**STATED GOAL**
From the first line of the data below through the line bearing "ctx.fillText(chartTitle, area.right - 134, 80);", reproduce each line exactly; do not include pictures.

**PROVIDED DATA**

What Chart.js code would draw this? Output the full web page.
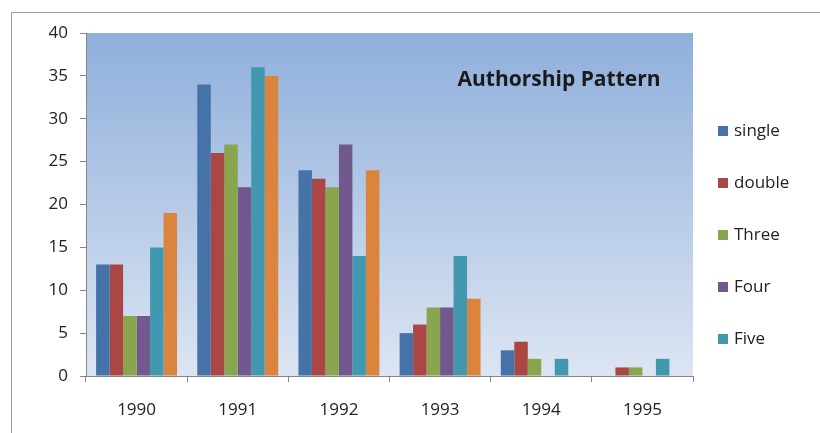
<!DOCTYPE html>
<html>
<head>
<meta charset="utf-8">
<script src="https://cdn.jsdelivr.net/npm/chart.js@4.4.0/dist/chart.umd.min.js"></script>
<style>
    html, body { margin: 0; padding: 0; background: #ffffff; }
    #wrap { position: relative; width: 820px; height: 433px; }
</style>
</head>
<body>
<div id="wrap"><canvas id="authorChart" width="820" height="433"></canvas></div>
<script>
// Chart data
const years = ['1990', '1991', '1992', '1993', '1994', '1995'];
const singleAuthor = [13, 34, 24, 5, 3, 0];
const doubleAuthor = [13, 26, 23, 6, 4, 1];
const threeAuthor = [7, 27, 22, 8, 2, 1];
const fourAuthor = [7, 22, 27, 8, 0, 0];
const fiveAuthor = [15, 36, 14, 14, 2, 2];
const moreAuthor = [19, 35, 24, 9, 0, 0]; // orange series, not shown in legend

const seriesNames = ['single', 'double', 'Three', 'Four', 'Five', ''];
const seriesColors = ['#4572A7', '#AA4643', '#89A54E', '#71588F', '#4198AF', '#DB843D'];
const chartTitle = 'Authorship Pattern';

const FONT = '"Open Sans", "DejaVu Sans", sans-serif';

// Frame, gradient plot area, title and legend
const excelLook = {
    id: 'excelLook',
    beforeDraw(chart) {
        const ctx = chart.ctx;
        const area = chart.chartArea;

        // outer frame
        ctx.save();
        ctx.strokeStyle = '#9a9a9a';
        ctx.lineWidth = 1;
        ctx.beginPath();
        ctx.moveTo(11.5, 433);
        ctx.lineTo(11.5, 12.5);
        ctx.lineTo(820, 12.5);
        ctx.stroke();

        // plot area gradient
        const grad = ctx.createLinearGradient(0, area.top, 0, area.bottom);
        grad.addColorStop(0, '#8FAFDC');
        grad.addColorStop(1, '#DCE5F2');
        ctx.fillStyle = grad;
        ctx.fillRect(area.left, area.top, area.right - area.left, area.bottom - area.top);
        ctx.restore();
    },
    afterDraw(chart) {
        const ctx = chart.ctx;
        const area = chart.chartArea;
        ctx.save();

        // title inside plot area
        ctx.fillStyle = '#1a1a1a';
        ctx.font = 'bold 21px ' + FONT;
        ctx.textAlign = 'center';
        ctx.textBaseline = 'middle';
        ctx.fillText(chartTitle, area.right - 134, 80);

        // legend on the right
        ctx.font = '17px ' + FONT;
        ctx.textAlign = 'left';
        let y = 131;
        chart.data.datasets.forEach(ds => {
            if (!ds.label) return;
            ctx.fillStyle = ds.backgroundColor;
            ctx.fillRect(area.right + 25, y - 5, 10, 10);
            ctx.fillStyle = '#222222';
            ctx.fillText(ds.label, area.right + 41, y);
            y += 52;
        });
        ctx.restore();
    }
};

function buildDatasets() {
    const values = [singleAuthor, doubleAuthor, threeAuthor, fourAuthor, fiveAuthor, moreAuthor];
    return values.map((v, i) => ({
        label: seriesNames[i],
        data: v,
        backgroundColor: seriesColors[i],
        borderWidth: 0,
        categoryPercentage: 0.8,
        barPercentage: 1.0
    }));
}

const ctx = document.getElementById('authorChart').getContext('2d');
new Chart(ctx, {
    type: 'bar',
    data: {
        labels: years,
        datasets: buildDatasets()
    },
    options: {
        responsive: false,
        animation: false,
        layout: { padding: { top: 33, right: 127, bottom: 0, left: 0 } },
        plugins: {
            legend: { display: false },
            title: { display: false },
            tooltip: { enabled: false }
        },
        scales: {
            x: {
                afterFit: s => { s.height = 57; },
                grid: {
                    offset: true,
                    drawOnChartArea: false,
                    drawTicks: true,
                    tickLength: 6,
                    color: '#868686'
                },
                border: { display: true, color: '#868686' },
                ticks: {
                    color: '#222222',
                    padding: 18,
                    font: { family: FONT, size: 17 }
                }
            },
            y: {
                min: 0,
                max: 40,
                afterFit: s => { s.width = 86; },
                grid: {
                    drawOnChartArea: false,
                    drawTicks: true,
                    tickLength: 6,
                    color: '#868686'
                },
                border: { display: true, color: '#868686' },
                ticks: {
                    stepSize: 5,
                    color: '#222222',
                    padding: 12,
                    font: { family: FONT, size: 17 }
                }
            }
        }
    },
    plugins: [excelLook]
});
</script>
</body>
</html>
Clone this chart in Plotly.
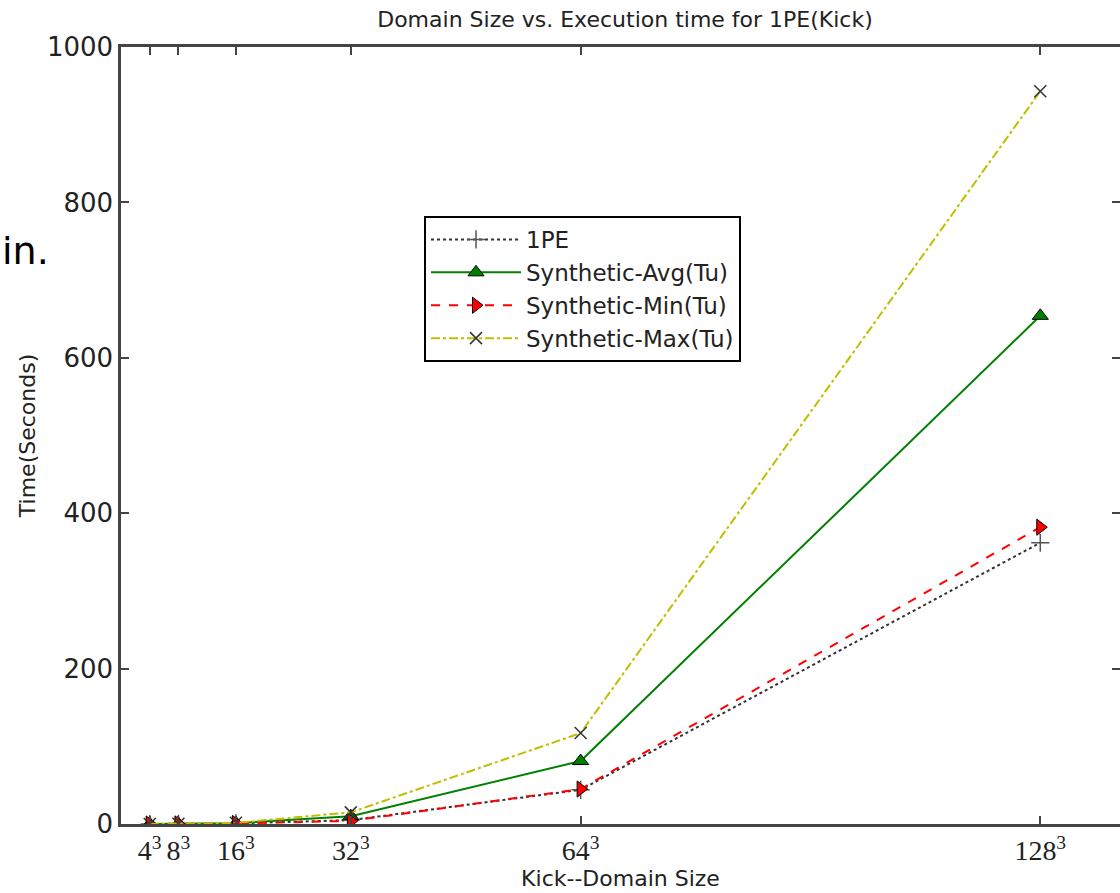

**TASK ANSWER**
What Chart.js code would draw this? Output the full web page.
<!DOCTYPE html>
<html>
<head>
<meta charset="utf-8">
<script src="https://cdn.jsdelivr.net/npm/chart.js@4.4.0/dist/chart.umd.min.js"></script>
<style>
    html, body { margin: 0; padding: 0; background: #ffffff; }
    #wrap { position: relative; width: 820px; height: 433px; }
</style>
</head>
<body>
<div id="wrap"><canvas id="authorChart" width="820" height="433"></canvas></div>
<script>
// Chart data
const years = ['1990', '1991', '1992', '1993', '1994', '1995'];
const singleAuthor = [13, 34, 24, 5, 3, 0];
const doubleAuthor = [13, 26, 23, 6, 4, 1];
const threeAuthor = [7, 27, 22, 8, 2, 1];
const fourAuthor = [7, 22, 27, 8, 0, 0];
const fiveAuthor = [15, 36, 14, 14, 2, 2];
const moreAuthor = [19, 35, 24, 9, 0, 0]; // orange series, not shown in legend

const seriesNames = ['single', 'double', 'Three', 'Four', 'Five', ''];
const seriesColors = ['#4572A7', '#AA4643', '#89A54E', '#71588F', '#4198AF', '#DB843D'];
const chartTitle = 'Authorship Pattern';

const FONT = '"Open Sans", "DejaVu Sans", sans-serif';

// Frame, gradient plot area, title and legend
const excelLook = {
    id: 'excelLook',
    beforeDraw(chart) {
        const ctx = chart.ctx;
        const area = chart.chartArea;

        // outer frame
        ctx.save();
        ctx.strokeStyle = '#9a9a9a';
        ctx.lineWidth = 1;
        ctx.beginPath();
        ctx.moveTo(11.5, 433);
        ctx.lineTo(11.5, 12.5);
        ctx.lineTo(820, 12.5);
        ctx.stroke();

        // plot area gradient
        const grad = ctx.createLinearGradient(0, area.top, 0, area.bottom);
        grad.addColorStop(0, '#8FAFDC');
        grad.addColorStop(1, '#DCE5F2');
        ctx.fillStyle = grad;
        ctx.fillRect(area.left, area.top, area.right - area.left, area.bottom - area.top);
        ctx.restore();
    },
    afterDraw(chart) {
        const ctx = chart.ctx;
        const area = chart.chartArea;
        ctx.save();

        // title inside plot area
        ctx.fillStyle = '#1a1a1a';
        ctx.font = 'bold 21px ' + FONT;
        ctx.textAlign = 'center';
        ctx.textBaseline = 'middle';
        ctx.fillText(chartTitle, area.right - 134, 80);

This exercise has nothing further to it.